A BHTrans reconhece que falta um equipamento para pedestre na ilha e garantiu que vai sanar o problema nos próximos dias. A empresa acrescentou ainda que aumentará o espaço físico da ilha – atualmente, os ônibus articulados passam por cima da área destinada ao pedestre para fazer a curva. Outras esquinas da capital nas quais a travessia de pedestres precisa ser feita em duas etapas reclamam melhor sinalização, o que aumenta o risco de acidentes.

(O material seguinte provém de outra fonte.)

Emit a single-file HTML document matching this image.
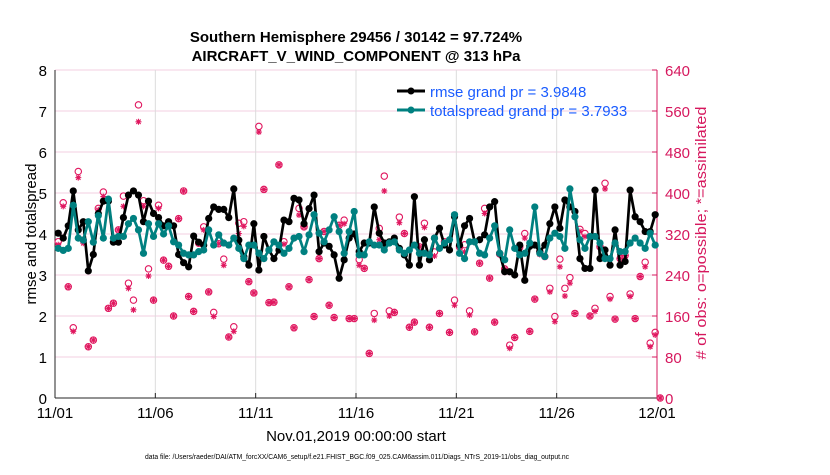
<!DOCTYPE html>
<html><head><meta charset="utf-8"><style>
body{margin:0;background:#fff;width:830px;height:470px;overflow:hidden;font-family:"Liberation Sans",Arial,sans-serif}
</style></head><body>
<svg id="chart" width="830" height="470" xmlns="http://www.w3.org/2000/svg" font-family="Liberation Sans, Arial, sans-serif">
<text x="356" y="42" text-anchor="middle" font-size="15" font-weight="bold">Southern Hemisphere 29456 / 30142 = 97.724%</text>
<text x="356" y="61" text-anchor="middle" font-size="15" font-weight="bold">AIRCRAFT_V_WIND_COMPONENT @ 313 hPa</text>
<g id="grid"></g>
<g id="axes"></g>
<g id="marks"></g>
<text x="356" y="441" text-anchor="middle" font-size="15">Nov.01,2019 00:00:00 start</text>
<text transform="translate(36,234) rotate(-90)" text-anchor="middle" font-size="15">rmse and totalspread</text>
<text transform="translate(706,233) rotate(-90)" text-anchor="middle" font-size="15" textLength="253" lengthAdjust="spacingAndGlyphs" fill="#d6185e"># of obs: o=possible; *=assimilated</text>
<text x="357" y="459" text-anchor="middle" font-size="7" textLength="424" lengthAdjust="spacingAndGlyphs">data file: /Users/raeder/DAI/ATM_forcXX/CAM6_setup/f.e21.FHIST_BGC.f09_025.CAM6assim.011/Diags_NTrS_2019-11/obs_diag_output.nc</text>
<g>
<line x1="397" y1="91" x2="425" y2="91" stroke="#000" stroke-width="3"/><circle cx="411" cy="91" r="3.5" fill="#000"/>
<text x="430" y="97" font-size="15" fill="#1a5cff">rmse grand pr = 3.9848</text>
<line x1="397" y1="110" x2="425" y2="110" stroke="#008080" stroke-width="3"/><circle cx="411" cy="110" r="3.5" fill="#008080"/>
<text x="430" y="116" font-size="15" fill="#1a5cff">totalspread grand pr = 3.7933</text>
</g>
</svg>
<script>
const rmse=[4.02,3.9,4.2,5.05,4.1,4.3,3.1,3.5,4.5,4.8,4.8,3.8,3.8,4.4,4.95,5.05,4.95,4.3,4.8,4.5,4.4,4.2,4.3,4.2,3.5,3.3,3.2,3.95,3.8,
3.73,4.38,4.66,4.6,4.6,4.4,5.1,3.85,3.45,3.24,4.25,3.12,3.94,3.61,3.4,3.61,4.34,4.3,4.87,4.83,4.25,4.62,4.95,3.57,3.78,3.7,3.49,2.92,3.37,3.9,
4.0,3.57,3.78,3.78,4.66,4.02,3.78,3.81,3.9,3.65,3.49,3.24,4.91,3.24,3.86,3.37,3.9,4.14,3.73,3.61,4.42,3.73,4.2,4.38,3.81,3.86,3.98,4.66,4.79,3.53,3.08,
3.08,3.0,3.73,2.87,3.7,3.73,3.57,3.73,4.25,4.66,4.14,4.83,4.66,4.55,3.4,3.16,3.16,5.07,3.4,3.61,3.24,4.1,3.24,3.33,5.07,4.42,4.3,4.06,4.06,4.47];
const spread=[3.65,3.6,3.65,4.7,3.9,3.85,4.3,3.8,4.45,3.9,4.85,3.9,3.94,3.94,4.25,4.38,4.1,3.53,4.25,3.94,4.25,4.0,4.2,3.81,3.73,3.53,3.49,3.49,3.57,
3.61,4.1,3.73,3.98,3.78,3.73,3.9,3.65,3.4,3.73,3.73,3.53,3.4,3.61,3.81,3.73,3.53,3.65,3.9,3.94,3.57,3.98,4.47,4.02,3.81,4.1,4.42,4.06,3.53,4.06,
4.55,3.49,3.49,3.81,3.73,3.73,3.61,3.78,3.81,3.61,3.53,3.61,3.73,3.53,3.53,3.49,3.9,3.65,3.78,3.86,4.47,3.53,3.4,3.81,3.81,3.53,3.49,3.9,4.2,3.53,3.37,
4.1,3.65,3.49,3.53,3.78,4.66,3.53,3.45,3.9,4.02,3.94,3.65,5.1,4.42,3.86,3.65,3.94,3.94,3.78,3.4,3.4,3.78,3.57,3.57,3.78,3.9,3.78,3.65,4.02,3.73];
const nPossible=[305,381,217,137,442,308,100,113,370,402,175,185,328,394,224,191,572,385,252,191,376,269,257,160,350,404,198,169,302,
334,207,167,301,271,119,139,341,344,227,205,530,407,186,187,455,305,217,137,370,334,231,159,272,325,181,157,337,347,155,
155,270,253,87,165,331,433,170,167,353,321,138,148,295,341,138,285,165,305,128,191,295,299,170,129,263,370,234,148,281,252,
103,118,295,321,130,193,285,276,214,159,271,214,235,165,329,321,160,175,295,419,198,154,272,278,203,155,237,265,107,128,0];
const nAssim=[299,374,217,130,430,302,100,113,367,393,175,185,328,374,214,172,539,374,238,191,370,269,257,160,350,404,198,169,302,
328,207,159,301,259,119,130,321,335,227,205,519,407,186,187,455,300,217,137,357,334,231,159,272,325,181,157,337,340,155,
155,259,253,87,152,309,404,160,167,342,321,138,148,295,333,138,277,165,300,128,181,295,285,162,129,263,360,234,148,281,252,
97,118,290,312,130,193,280,276,207,149,256,199,224,165,325,315,160,169,295,408,193,154,272,278,198,155,237,256,100,123,0];
const xTickLabels=["11/01","11/06","11/11","11/16","11/21","11/26","12/01"];
const xTickDays=[0,5,10,15,20,25,30];
const yTicks=[0,1,2,3,4,5,6,7,8];
const y2Ticks=[0,80,160,240,320,400,480,560,640];

const NS="http://www.w3.org/2000/svg";
const L=55,R=657,T=70,B=398;
const xDay=d=>L+(d/30)*(R-L);
const xIdx=i=>xDay(i*0.25+0.16);
const yL=v=>B-(v/8)*(B-T);
const yR=v=>B-(v/640)*(B-T);
function mk(tag,attrs,parent){const e=document.createElementNS(NS,tag);for(const k in attrs)e.setAttribute(k,attrs[k]);parent.appendChild(e);return e;}
const grid=document.getElementById('grid'),axes=document.getElementById('axes'),marks=document.getElementById('marks');
mk('rect',{x:L,y:T,width:R-L,height:B-T,fill:'#fff'},grid);
yTicks.forEach(v=>{
  const g=mk('line',{x1:L,x2:R,y1:yL(v),y2:yL(v),stroke:'#f3cfe0','stroke-width':1},grid);
  
  
  const t=mk('text',{x:L-8,y:yL(v)+6,'text-anchor':'end','font-size':15},axes);t.textContent=v;
  
  
});
xTickDays.forEach((d,i)=>{
  if(i>0&&i<xTickDays.length-1){const g=mk('line',{x1:xDay(d),x2:xDay(d),y1:T,y2:B,stroke:'#dcdcdc','stroke-width':1},grid);
  
  }
  mk('line',{x1:xDay(d),x2:xDay(d),y1:B,y2:B-5,stroke:'#262626'},axes);
  const t=mk('text',{x:xDay(d),y:B+20,'text-anchor':'middle','font-size':15},axes);t.textContent=xTickLabels[i];
  
  
});
y2Ticks.forEach(v=>{
  mk('line',{x1:R,x2:R-5,y1:yR(v),y2:yR(v),stroke:'#d6185e'},axes);
  const t=mk('text',{x:R+8,y:yR(v)+6,'font-size':15,fill:'#d6185e'},axes);t.textContent=v;
  
  
});
mk('line',{x1:L,x2:L,y1:T,y2:B,stroke:'#262626'},axes);
mk('line',{x1:L,x2:R,y1:B,y2:B,stroke:'#262626'},axes);
mk('line',{x1:R,x2:R,y1:T,y2:B,stroke:'#d6185e'},axes);
nPossible.forEach((v,i)=>{
  const c=mk('circle',{cx:xIdx(i),cy:yR(v),r:3.2,fill:'none',stroke:'#e0175f','stroke-width':1.1},marks);
  
  
});
nAssim.forEach((v,i)=>{
  const x=xIdx(i),y=yR(v),s=3;
  const g=mk('path',{d:`M${x-s},${y}H${x+s}M${x},${y-s}V${y+s}M${x-2.2},${y-2.2}L${x+2.2},${y+2.2}M${x-2.2},${y+2.2}L${x+2.2},${y-2.2}`,stroke:'#e0175f','stroke-width':1.1,fill:'none'},marks);
  
  
});
function series(arr,color,name){
  const p=mk('polyline',{points:arr.map((v,i)=>xIdx(i)+','+yL(v)).join(' '),fill:'none',stroke:color,'stroke-width':2.7,'stroke-linejoin':'round'},marks);
  
  
  arr.forEach((v,i)=>{
    const c=mk('circle',{cx:xIdx(i),cy:yL(v),r:3.6,fill:color},marks);
    
    
  });
}
series(rmse,'#000','rmse');
series(spread,'#008080','totalspread');
</script>
</body></html>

FALTAM DADOS O poder público não tem informações detalhadas sobre desastres envolvendo o Move. No Hospital João XXIII, há levantamento relativo ao número de passageiros de ônibus (Move e linhas comuns) socorridos na instituição. Foram 288 entre janeiro e abril deste ano. Em 2015, no mesmo período, 311. Em 2014, 293.

Já levantamento do Sistema Único de Saúde (SUS) diz respeito ao total de óbitos por veículos pesados, o que inclui caminhões. Na capital mineira, foram 21 mortes entre janeiro e março de 2016. No mesmo período de 2015 e de 2014 não houve vítima. Em 2013, houve um óbito. Em 2012 foram três.

Tanto no caso do HPS quanto do SUS é importante destacar que as vítimas podem ter se envolvido em acidentes em outras cidades e encaminhadas às unidades de saúde da capital. O Sindicato das Empresas de Transporte de Passageiros de Belo Horizonte (Setra-BH) optou por não comentar o assunto.